[GIVEN DATA]
☆ ☆ ☆
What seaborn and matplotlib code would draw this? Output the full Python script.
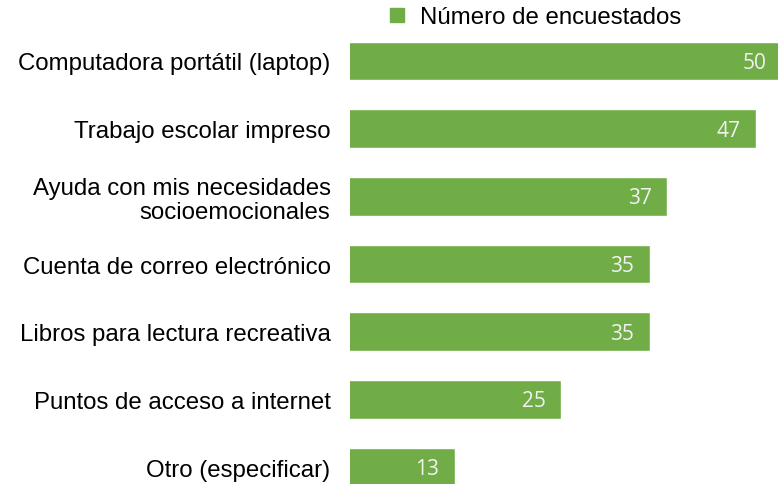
import matplotlib
matplotlib.use("Agg")
import matplotlib.pyplot as plt
import seaborn as sns
import pandas as pd
from matplotlib.lines import Line2D

categories = [
    "Computadora portátil (laptop)",
    "Trabajo escolar impreso",
    "Ayuda con mis necesidades\nsocioemocionales",
    "Cuenta de correo electrónico",
    "Libros para lectura recreativa",
    "Puntos de acceso a internet",
    "Otro (especificar)",
]
respondents = [50, 47, 37, 35, 35, 25, 13]
series_name = "Número de encuestados"

green = "#70AD47"

df = pd.DataFrame({"categoria": categories, "valor": respondents})

sns.set_theme(style="white")
plt.rcParams["font.family"] = ["Liberation Sans", "DejaVu Sans"]

fig = plt.figure(figsize=(7.78, 4.85), dpi=100)
ax = fig.add_axes([350 / 778, 0.0, 428 / 778, 1.0])

sns.barplot(data=df, y="categoria", x="valor", orient="h", color=green,
            saturation=1, width=0.57, ax=ax)

# px-per-unit scale: zero sits a little left of the axes edge
scale = 8.85
ax.set_xlim((350 - 340) / scale, (778 - 340) / scale)
ax.set_ylim(6.25, -0.915)

for i, v in enumerate(respondents):
    ax.annotate(str(v), xy=(v, i), xytext=(-20, -1), textcoords="offset points",
                ha="center", va="center", color="#F2F2F2", fontsize=15,
                family=["Open Sans", "DejaVu Sans"], annotation_clip=False)

ax.set_xlabel("")
ax.set_ylabel("")
ax.set_xticks([])
ax.tick_params(axis="y", length=0, pad=14, labelsize=17.3, colors="black")
for lbl in ax.get_yticklabels():
    lbl.set_horizontalalignment("right")
    lbl.set_linespacing(1.1)
for s in ax.spines.values():
    s.set_visible(False)

handle = Line2D([], [], marker="s", linestyle="none", markersize=10,
                markerfacecolor=green, markeredgecolor=green)
leg = fig.legend([handle], [series_name], loc="center left",
                 bbox_to_anchor=(373 / 778, 1 - 18 / 485), frameon=False,
                 fontsize=17.3, handletextpad=0.45, borderpad=0, handlelength=1.0)
for t in leg.get_texts():
    t.set_color("black")

fig.savefig("out.png", dpi=100)
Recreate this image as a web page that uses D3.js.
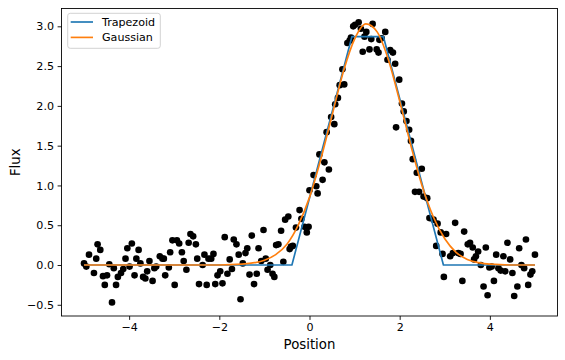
<!DOCTYPE html>
<html><head><meta charset="utf-8">
<script src="https://cdn.jsdelivr.net/npm/d3@7"></script>
<style>body{margin:0;background:#fff}</style>
</head><body><svg id="c" width="565" height="360"></svg>
<script>
const pointX = [-5.00,-4.95,-4.89,-4.78,-4.73,-4.70,-4.64,-4.58,-4.54,-4.49,-4.44,-4.38,-4.34,-4.29,-4.25,-4.18,-4.13,-4.08,-4.04,-3.99,-3.94,-3.88,-3.84,-3.79,-3.75,-3.69,-3.64,-3.60,-3.55,-3.48,-3.44,-3.40,-3.32,-3.26,-3.23,-3.20,-3.12,-3.09,-3.04,-2.99,-2.94,-2.89,-2.83,-2.79,-2.73,-2.68,-2.64,-2.58,-2.52,-2.49,-2.45,
-2.37,-2.33,-2.28,-2.24,-2.18,-2.13,-2.09,-2.04,-1.98,-1.93,-1.88,-1.82,-1.77,-1.72,-1.68,-1.62,-1.57,-1.53,-1.48,-1.42,-1.38,-1.33,-1.28,-1.23,-1.17,-1.13,-1.07,-1.02,-0.97,-0.93,-0.87,-0.82,-0.78,-0.74,-0.69,-0.63,
-0.58,-0.54,-0.47,-0.44,-0.41,-0.37,-0.30,-0.22,-0.18,-0.11,-0.06,-0.02,0.00,0.09,0.15,0.18,0.22,0.29,0.33,0.38,0.43,
0.48,0.55,0.57,0.63,0.67,0.73,0.77,0.84,0.89,0.92,0.97,1.01,1.09,1.14,1.18,1.22,1.26,1.33,1.37,1.40,1.49,1.53,1.55,1.60,1.68,1.73,1.79,1.85,1.90,
1.92,1.99,2.05,2.09,2.15,2.21,2.25,2.29,2.34,2.38,2.43,2.49,
2.53,2.61,2.66,2.75,2.81,2.84,2.91,2.95,2.98,3.03,
3.12,3.18,3.23,3.30,3.35,3.39,3.43,3.51,3.56,3.62,3.65,3.69,3.74,3.80,3.86,3.91,3.95,3.99,4.04,4.09,4.14,4.19,4.24,4.30,4.34,4.39,4.45,4.50,4.54,4.61,4.65,4.70,4.76,4.80,4.85,4.90,4.94,5.00];
const pointY = [0.02,-0.02,0.13,-0.10,0.08,0.26,0.19,-0.14,-0.25,-0.13,0.01,-0.47,-0.04,-0.25,-0.15,-0.10,-0.05,0.08,0.21,-0.02,0.27,-0.13,0.08,0.19,0.02,-0.15,-0.17,-0.08,0.05,-0.20,-0.04,-0.02,0.11,0.08,0.08,-0.13,-0.03,0.16,0.31,-0.25,0.31,0.27,0.16,0.05,-0.06,0.28,0.39,0.36,0.26,0.08,-0.24,
0.00,0.13,-0.25,0.08,0.08,0.14,-0.24,-0.13,-0.08,-0.23,0.35,-0.11,0.07,-0.05,0.32,0.26,0.13,-0.43,0.02,0.15,0.21,-0.12,0.37,-0.24,-0.11,0.21,0.05,0.44,0.08,-0.06,0.00,-0.11,-0.15,0.25,0.26,0.43,
0.04,0.57,0.61,0.20,0.23,0.24,0.47,0.69,0.58,0.48,0.41,0.48,0.94,1.13,0.99,0.90,1.39,1.07,1.29,1.67,1.20,
1.86,1.77,2.02,2.10,2.26,2.46,2.27,2.79,2.82,2.86,3.00,3.02,3.05,2.97,2.68,2.87,2.93,2.71,2.84,3.03,2.71,2.67,2.83,2.85,2.93,2.58,2.70,2.67,2.53,
1.73,2.33,2.03,1.93,1.81,1.70,1.56,1.33,0.92,1.16,0.92,1.21,
0.86,0.84,0.59,0.57,0.24,0.52,0.41,0.14,-0.15,0.39,
0.11,0.15,0.53,0.15,0.14,-0.20,0.42,0.26,0.28,0.22,0.07,0.11,0.17,0.00,-0.27,0.22,-0.38,-0.03,-0.02,-0.20,0.13,-0.04,-0.07,0.11,-0.08,0.28,0.07,-0.10,-0.39,-0.27,0.21,0.00,-0.04,0.32,-0.25,-0.12,-0.08,0.13];

// Fitted models
const trapX = [-5, -0.39, 0.94, 1.64, 2.97, 5];
const trapY = [0, 0, 2.87, 2.87, 0, 0];
const gaussX = [-5,-2,-1.5,-1,-0.75,-0.5,-0.25,0,0.25,0.5,0.75,1,1.25,1.5,1.75,2,2.25,2.5,2.75,3,3.25,3.5,3.75,4,4.5,5];
const gaussY = [0,0,0.01,0.06,0.13,0.26,0.50,0.85,1.33,1.88,2.43,2.84,3.03,2.93,2.58,2.06,1.50,0.99,0.60,0.33,0.16,0.07,0.03,0.01,0,0];

const xTicks = [-4, -2, 0, 2, 4];
const yTicks = [-0.5, 0, 0.5, 1, 1.5, 2, 2.5, 3];
const seriesNames = ["Trapezoid", "Gaussian"];
const seriesColors = ["#1f77b4", "#ff7f0e"];

const svg = d3.select("#c");
svg.append("rect").attr("width", 565).attr("height", 360).attr("fill", "#fff");

const L = 61.5, R = 557.5, T = 8.5, B = 316;
const x = d3.scaleLinear().domain([-5.5, 5.5]).range([L, R]);
const y = d3.scaleLinear().domain([-0.641, 3.224]).range([B, T]);
const font = "DejaVu Sans, sans-serif";

// points
svg.append("g").selectAll("circle").data(d3.range(pointX.length)).join("circle")
  .attr("cx", i => x(pointX[i])).attr("cy", i => y(pointY[i])).attr("r", 3.33).attr("fill", "#000");

const line = d3.line().x(d => x(d[0])).y(d => y(d[1]));
svg.append("path").datum(d3.zip(trapX, trapY)).attr("d", line)
  .attr("fill", "none").attr("stroke", seriesColors[0]).attr("stroke-width", 1.67).attr("stroke-linejoin", "round");
svg.append("path").datum(d3.zip(gaussX, gaussY)).attr("d", line.curve(d3.curveMonotoneX))
  .attr("fill", "none").attr("stroke", seriesColors[1]).attr("stroke-width", 1.67).attr("stroke-linejoin", "round");

// axes
const xAxis = d3.axisBottom(x).tickValues(xTicks).tickSize(3.9).tickPadding(3.6).tickFormat(d3.format("d"));
const yAxis = d3.axisLeft(y).tickValues(yTicks).tickSize(3.9).tickPadding(3.6).tickFormat(d3.format(".1f"));
const gx = svg.append("g").attr("transform", `translate(0,${B})`).call(xAxis);
const gy = svg.append("g").attr("transform", `translate(${L},0)`).call(yAxis);
[gx, gy].forEach(g => {
  g.select(".domain").remove();
  g.selectAll(".tick line").attr("stroke", "#000").attr("stroke-width", 0.89);
  g.selectAll(".tick text").attr("fill", "#000").style("font-family", font).style("font-size", "11.1px");
});

// frame
svg.append("rect").attr("x", L).attr("y", T).attr("width", R - L).attr("height", B - T)
  .attr("fill", "none").attr("stroke", "#000").attr("stroke-width", 0.89);

// labels
svg.append("text").attr("x", (L + R) / 2).attr("y", 348.5).attr("text-anchor", "middle")
  .style("font-family", font).style("font-size", "13.3px").text("Position");
svg.append("text").attr("transform", `translate(19.7,${(T + B) / 2}) rotate(-90)`).attr("text-anchor", "middle")
  .style("font-family", font).style("font-size", "13.3px").text("Flux");

// legend
const lg = svg.append("g");
lg.append("rect").attr("x", 67.7).attr("y", 13.3).attr("width", 92.6).attr("height", 35)
  .attr("rx", 2.5).attr("fill", "#fff").attr("fill-opacity", 0.8).attr("stroke", "#cccccc").attr("stroke-width", 0.89);
seriesNames.forEach((name, i) => {
  const yy = 22 + i * 15.4;
  lg.append("line").attr("x1", 70.7).attr("x2", 93).attr("y1", yy).attr("y2", yy)
    .attr("stroke", seriesColors[i]).attr("stroke-width", 1.67);
  lg.append("text").attr("x", 102).attr("y", yy + 4).style("font-family", font).style("font-size", "11.1px").text(name);
});
</script></body></html>
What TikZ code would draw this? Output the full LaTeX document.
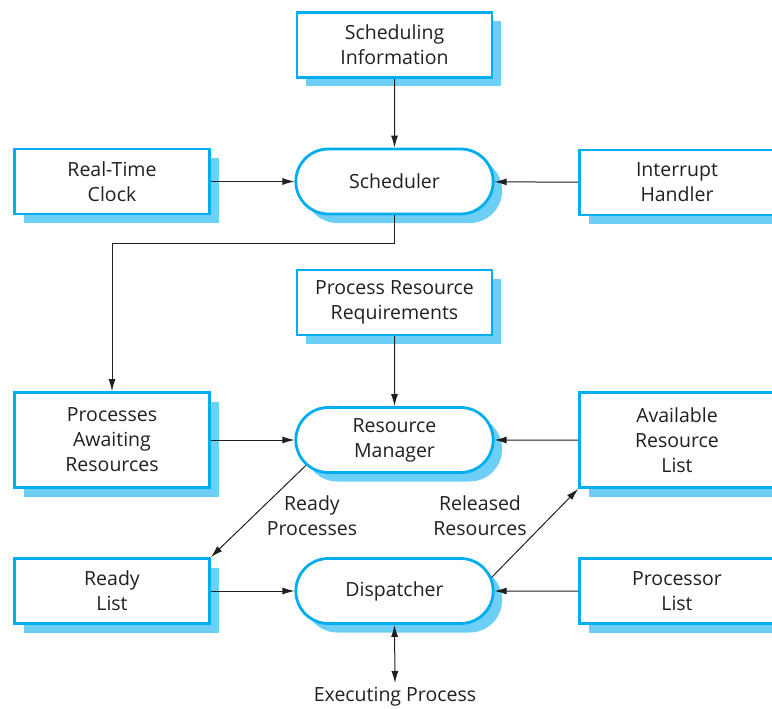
\documentclass[tikz,border=0pt]{standalone}
\usepackage{fontspec}
\setmainfont{Open Sans}
\usetikzlibrary{shapes.misc,shadows,arrows.meta}
\definecolor{edgeblue}{HTML}{00AEEF}
\definecolor{shadeblue}{HTML}{6DCFF6}
\definecolor{ink}{HTML}{231F20}
\tikzset{
  base/.style={draw=edgeblue, line width=2.8pt, fill=white, align=center,
    text=ink, font=\fontsize{19.5}{25}\selectfont,
    drop shadow={shadow xshift=9pt, shadow yshift=-9pt, fill=shadeblue, opacity=1}},
  sqbox/.style={base, rectangle, minimum width=195pt, minimum height=65pt},
  tallbox/.style={sqbox, minimum height=95pt},
  procbox/.style={base, rounded rectangle, minimum width=204pt, minimum height=65pt},
  lbl/.style={align=center, text=ink, font=\fontsize{19.5}{25}\selectfont},
  conn/.style={draw=ink, line width=1pt, -{Latex[length=12pt,width=7pt]}},
}
\begin{document}
\begin{tikzpicture}[x=1pt,y=-1pt]
\useasboundingbox (0,0) rectangle (772,709);
\node[sqbox] (si) at (394.5,45) {Scheduling\\Information};
\node[sqbox] (rtc) at (112,181.5) {Real-Time\\Clock};
\node[procbox] (sch) at (394.5,181.5) {Scheduler};
\node[sqbox] (ih) at (677,182.5) {Interrupt\\Handler};
\node[sqbox] (prr) at (394.5,302.5) {Process Resource\\Requirements};
\node[tallbox] (par) at (112,440) {Processes\\Awaiting\\Resources};
\node[procbox] (rm) at (394.5,440) {Resource\\Manager};
\node[tallbox] (arl) at (677,440) {Available\\Resource\\List};
\node[sqbox] (rl) at (112,591) {Ready\\List};
\node[procbox] (dsp) at (394.5,591) {Dispatcher};
\node[sqbox] (pl) at (677,591) {Processor\\List};
\node[lbl] (ep) at (395,697) {Executing Process};
\node[lbl] (rp) at (312,516) {Ready\\Processes};
\node[lbl] (rr) at (480,516) {Released\\Resources};
\coordinate (bend1) at (394.5,243);
\coordinate (bend2) at (112,243);
\coordinate (eptop) at (395,683);
\draw[conn] (si) -- (sch);
\draw[conn] (rtc) -- (sch);
\draw[conn] (ih) -- (sch);
\draw[conn] (sch.south) -- (bend1) -- (bend2) -- (par.north);
\draw[conn] (prr) -- (rm);
\draw[conn] (par) -- (rm);
\draw[conn] (arl) -- (rm);
\draw[conn] (rm.196) -- (rl.north east);
\draw[conn] (dsp.8) -- (arl.south west);
\draw[conn] (rl) -- (dsp);
\draw[conn] (pl) -- (dsp);
\draw[conn, {Latex[length=12pt,width=7pt]}-{Latex[length=12pt,width=7pt]}] (dsp.south) -- (eptop);
\end{tikzpicture}
\end{document}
☆ ☆ ☆
[TASK REQUIREMENTS] Reproduce only the lines of the records from the start up to and including the line that holds "from matplotlib.lines import Line2D"; do not carry over any picture.

[FINAL ANSWER]
What seaborn and matplotlib code would draw this? Output the full Python script.
import matplotlib
matplotlib.use("Agg")
import matplotlib.pyplot as plt
import seaborn as sns
import pandas as pd
from matplotlib.lines import Line2D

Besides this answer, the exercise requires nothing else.